- Film poster
- Directed by: Simon Fellows
- Written by: Brendan Higgins
- Produced by: Mark Williams Tai Duncan Gareth Ellis-Unwin Leon Clarance
- Starring: Andrew Scott Bronagh Waugh Denise Gough
- Cinematography: Marcel Zyskind
- Edited by: Chris Dickens David Arshadi
- Music by: John Hardy Music
- Distributed by: Shout! Studios
- Release date: April 19, 2019;
- Running time: 89 minutes
- Countries: United States United Kingdom
- Language: English

= A Dark Place =

2019 British and American film

A Dark Place (also titled Steel Country) is a 2019 British-American mystery thriller film directed by Simon Fellows and starring Andrew Scott, Bronagh Waugh and Denise Gough.

==Plot==
When a local boy goes missing, sanitation worker Donald Devlin (Andrew Scott) becomes concerned about the child and his grieving mother. Upon the discovery of the body of the boy in the town's creek, Donald does not believe that the boy drowned. He begins investigating on his own, dealing with feelings that make him believe that someone might have killed the child. Donald deals with anxiety and autism while taking care of his wheelchair-ridden mother and building a relationship with his teenage daughter. His anxiety and sometimes rudimentary attempts at finding the truth draw the attention of the local corrupt sheriff (portrayed by Michael Ross) who threatens Donald with legal charges, mocking his mental health problems and saying that he is delusional.

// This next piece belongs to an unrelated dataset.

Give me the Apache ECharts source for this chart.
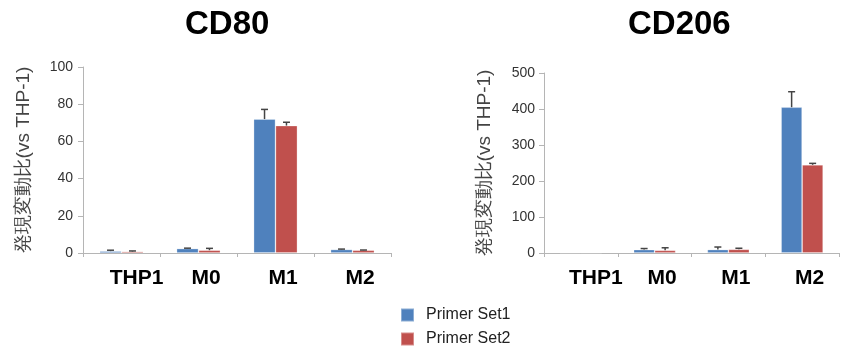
<!DOCTYPE html>
<html>
<head>
<meta charset="utf-8">
<script src="https://cdn.jsdelivr.net/npm/echarts@6/dist/echarts.min.js"></script>
<style>
  html, body { margin: 0; padding: 0; background: #fff; }
  #chart { width: 843px; height: 347px; }
</style>
</head>
<body>
<div id="chart"></div>
<script>
// ---- data ----
const categories = ['THP1', 'M0', 'M1', 'M2'];
const seriesNames = ['Primer Set1', 'Primer Set2'];

const cd80Set1 = [1.0, 2.4, 72.0, 1.9];
const cd80Set2 = [0.8, 1.5, 68.5, 1.5];
const cd80Err1 = [0.5, 0.2, 5.2, 0.2];
const cd80Err2 = [0.3, 1.0, 1.8, 0.1];

const cd206Set1 = [1.0, 9.4, 9.6, 405];
const cd206Set2 = [1.0, 7.5, 10.2, 245];
const cd206Err1 = [0, 3.0, 7.0, 43];
const cd206Err2 = [0, 7.0, 3.0, 4];

const cd80Ticks = { min: 0, max: 100, interval: 20 };
const cd206Ticks = { min: 0, max: 500, interval: 100 };

const titles = ['CD80', 'CD206'];
const yAxisName = '発現変動比(vs THP-1)';

// ---- styling ----
const BLUE = '#4F81BD';
const RED = '#C0504D';
const BAR_FRAC = 0.285;
const FONT = 'Liberation Sans, Arial, Helvetica, sans-serif';

const chart = echarts.init(document.getElementById('chart'), null, { renderer: 'canvas' });

function errRender(sideSign) {
  return function (params, api) {
    const xi = api.value(0);
    const v = api.value(1);
    const e = api.value(2);
    if (!(e > 0)) return null;
    const base = api.coord([xi, v]);
    const top = api.coord([xi, v + e]);
    const band = api.size([1, 0])[0];
    const bw = band * BAR_FRAC;
    const cx = base[0] + sideSign * bw / 2;
    const cap = 3.5;
    return {
      type: 'group',
      children: [
        { type: 'line', shape: { x1: cx, y1: base[1], x2: cx, y2: top[1] },
          style: { stroke: '#444', lineWidth: 1.5 } },
        { type: 'line', shape: { x1: cx - cap, y1: top[1], x2: cx + cap, y2: top[1] },
          style: { stroke: '#444', lineWidth: 1.5 } }
      ]
    };
  };
}

const labelRich = {
  t: { fontSize: 21, fontWeight: 'bold', color: '#000', fontFamily: FONT, padding: [0, 0, 0, 30] },
  n: { fontSize: 21, fontWeight: 'bold', color: '#000', fontFamily: FONT, padding: [0, 0, 0, 15] }
};

function xAxis(gridIndex) {
  return {
    type: 'category',
    gridIndex: gridIndex,
    data: categories,
    axisLine: { lineStyle: { color: '#b5b5b5', width: 1 } },
    axisTick: { show: true, length: 4, lineStyle: { color: '#b5b5b5' } },
    axisLabel: {
      margin: 15,
      formatter: function (v, i) { return (i === 0 ? '{t|' : '{n|') + v + '}'; },
      rich: labelRich
    },
    splitLine: { show: false }
  };
}

function yAxis(gridIndex, ticks, labelMargin) {
  return {
    type: 'value',
    gridIndex: gridIndex,
    min: ticks.min, max: ticks.max, interval: ticks.interval,
    name: yAxisName,
    nameLocation: 'middle',
    nameGap: 50,
    nameRotate: 90,
    nameTextStyle: { fontSize: 19, color: '#444', fontFamily: FONT },
    axisLine: { show: true, lineStyle: { color: '#b5b5b5', width: 1 } },
    axisTick: { show: true, length: 5, lineStyle: { color: '#b5b5b5' } },
    axisLabel: { fontSize: 14, color: '#333', fontFamily: FONT, margin: labelMargin },
    splitLine: { show: false }
  };
}

function barSeries(name, data, idx, color) {
  return {
    name: name, type: 'bar', xAxisIndex: idx, yAxisIndex: idx,
    data: data, barWidth: (BAR_FRAC * 100) + '%', barGap: '0%',
    itemStyle: { color: color, borderColor: 'rgba(255,255,255,0.35)', borderWidth: 0.8 },
    z: 2
  };
}

function errSeries(vals, errs, idx, sign) {
  return {
    name: 'err' + idx + sign, type: 'custom', xAxisIndex: idx, yAxisIndex: idx,
    data: vals.map(function (v, i) { return [i, v, errs[i]]; }),
    encode: { x: 0, y: 1 },
    renderItem: errRender(sign),
    z: 3, silent: true
  };
}

const option = {
  animation: false,
  backgroundColor: '#fff',
  textStyle: { fontFamily: FONT },
  grid: [
    { left: 83, right: 452, top: 67, bottom: 94 },
    { left: 544, right: 4, top: 73, bottom: 94 }
  ],
  graphic: [
    { type: 'text', left: 227 - 42, top: 8,
      style: { text: titles[0], font: 'bold 33px ' + FONT, fill: '#000' } },
    { type: 'text', left: 679 - 51, top: 8,
      style: { text: titles[1], font: 'bold 33px ' + FONT, fill: '#000' } }
  ],
  legend: {
    data: seriesNames,
    orient: 'vertical',
    left: 400, top: 307,
    height: 40,
    padding: 0,
    itemWidth: 13, itemHeight: 13, itemGap: 8,
    icon: 'rect',
    textStyle: { fontSize: 16, lineHeight: 13, color: '#222', fontFamily: FONT, padding: [0, 0, 0, 7] }
  },
  xAxis: [xAxis(0), xAxis(1)],
  yAxis: [yAxis(0, cd80Ticks, 10), yAxis(1, cd206Ticks, 9)],
  series: [
    barSeries(seriesNames[0], cd80Set1, 0, BLUE),
    barSeries(seriesNames[1], cd80Set2, 0, RED),
    barSeries(seriesNames[0], cd206Set1, 1, BLUE),
    barSeries(seriesNames[1], cd206Set2, 1, RED),
    errSeries(cd80Set1, cd80Err1, 0, -1),
    errSeries(cd80Set2, cd80Err2, 0, 1),
    errSeries(cd206Set1, cd206Err1, 1, -1),
    errSeries(cd206Set2, cd206Err2, 1, 1)
  ]
};

chart.setOption(option);
</script>
</body>
</html>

After receiving ambiguous answers from an old classmate working for the police (Griff Furst), Donald is lured to a remote overpass and attacked by two masked men who, at gunpoint, try to make him commit suicide by jumping off the bridge. Donna Reutzel (Bronagh Waugh), a sanitation colleague of Donald, confronts the assailants with a revolver and chases them away with gunfire. As Donald continues investigating, he finds out that Dr. Joel Pomorski (portrayed by Andrew Massett), has been previously involved in child sexual abuse and that he was a frequent visitor to the Zeiglers house before the boy disappeared. Donald also finds out about Sheriff Mooney's close ties with Dr. Pomorski.

Donald grows upset at the thought of Pomorski abusing the boy and becomes more anxious and erratic. His behavior leads to verbal warnings from co-workers and a beating by Sheriff Mooney, who threatens Donald with death. Dealing with nostalgia and social alienation, Donald visits his teenage daughter one last time, fetching a bow and arrow from his daughter's closet. He then drives to Dr. Pomorski's residence.

When Dr. Pomorski arrives home from work, Donald is waiting for him with an emotionless expression on his face. Pomorski, realizing Donald's intentions, attempts to escape by running towards the open fields surrounding his house. Donald calmly walks behind him and shoots a single arrow, striking and killing Pomorski.

In seeming peace of mind, Donald sits on a fence next to Pomorski's body and waits for police to arrive. When officers arrive at the scene, Donald drops the bow and arrow, raising his hands as Sheriff Mooney looks on with a concerned expression. Police officers approach and subdue Donald, showing a breathless Sheriff Mooney looking from one side to another of the country road.

==Cast==
- Andrew Scott as Donald Devlin
- Bronagh Waugh as Donna Reutzel
- Denise Gough as Linda Connolly
- Michael Rose as Sheriff Benjamin Mooney
- Christa Bell Campbell as Wendy Connolly
- Sandra Ellis Lafferty as Betty Devlin
- Andrew Massett as Dr. Joel Pomorski
- Griff Furst as Max Himmler
- Jason Davis as Jerry Zeigler
- Kate Forbes as Patty Zeigler
- Cory Scott Allen as Randy Helsel

==Production==
Mostly filmed in Griffin, Georgia and Pittsburgh, PA.

==Reception==
The film has 62% rating on Rotten Tomatoes.

Odie Henderson of RogerEbert.com awarded the film two and a half stars. Ben Travis of Empire awarded the film three stars out of five. Stephen Carty of Radio Times also awarded the film three stars out of five.

Dennis Harvey of Variety gave the film a positive review and wrote, "The result is diverting enough, yet ends up more a mildly offbeat time-filler than something memorable." Frank Scheck of The Hollywood Reporter also gave the film a positive review and wrote, "Scott's strong, startling performance is the most effective element of Simon Fellows' offbeat crime thriller."